Let us be quite clear: Change is inevitable in our society. Of course there will be change. The important thing is that we maintain a measure of control over the rate of that change and, more particularly still, especially with a view to this legislation, that we maintain a control of the nature of that change; in other words, how it is to be brought about. Here in our Australia surely there has been extraordinary change over the years-change in lifestyles, change in a range of priorities, change in the compostion of our population, change in the development of our culture and change in the whole socio-economic circumstances in which we are developing. But, as I was saying a short while ago , that does not mean that the past is irrelevant.
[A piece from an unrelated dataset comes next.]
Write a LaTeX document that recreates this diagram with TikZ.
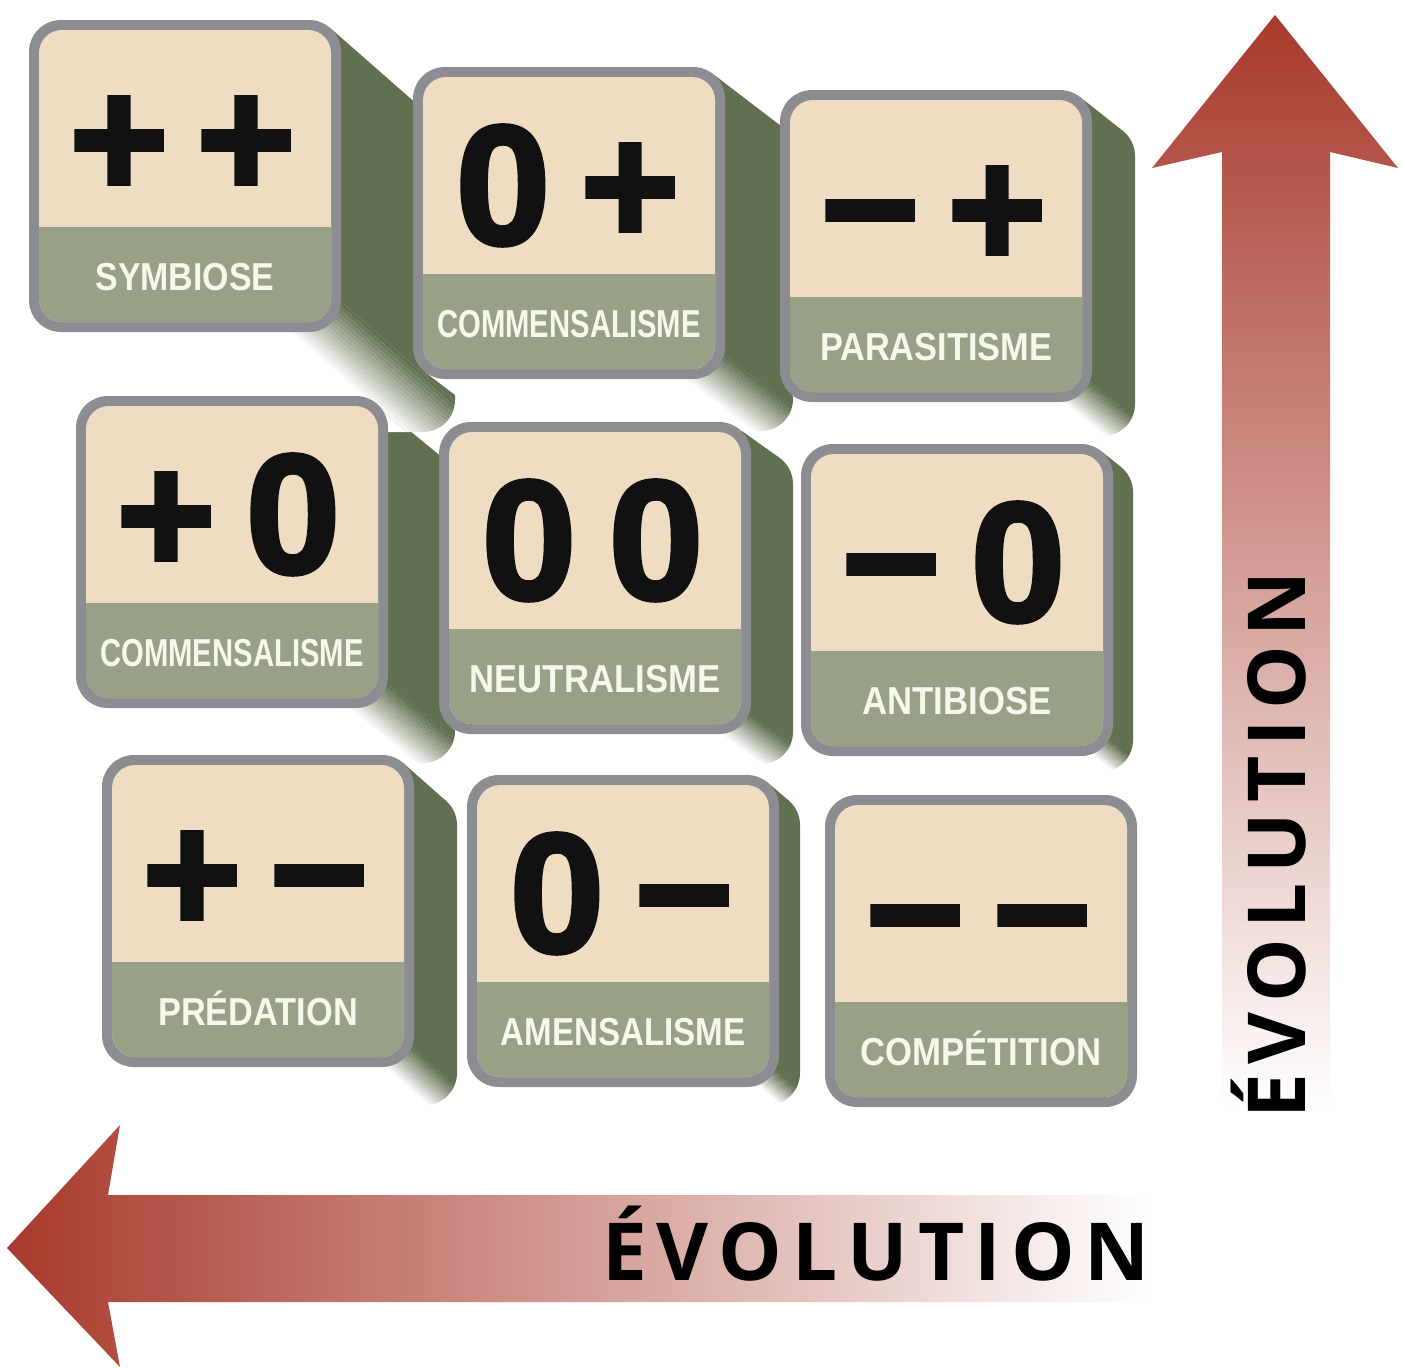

The facts are that the Australian national flag, as it is today, has a relevance to Australia as it is today and where it is, under the southern cross. It has a relevance to its history and development as a part of what was once the British Empire. It has a relevance indeed to the past and the present and significantly, I hope, a relevance to the future. I fear that as the time for debate has virtually expired, I should round up my comments by saying that this legislation and this debate tonight, which has brought out a measure of humour and lightheartedness and has brought out even a measure of song from the Minister for Education and Youth Affairs (Senator Ryan), who is sitting opposite , has emphasised the great need to have within the control of the Australian people a real capacity to determine whether their national flag should be changed, and in what nature. That is what the legislation is about. That is what it promotes. It is extremely important that this Parliament should indicate its determination that, if at any time there is a move to change the national flag, it will not occur on the whim of some part of the Executive of some government, whatever government that may be; it will occur only at the command of the Australian people.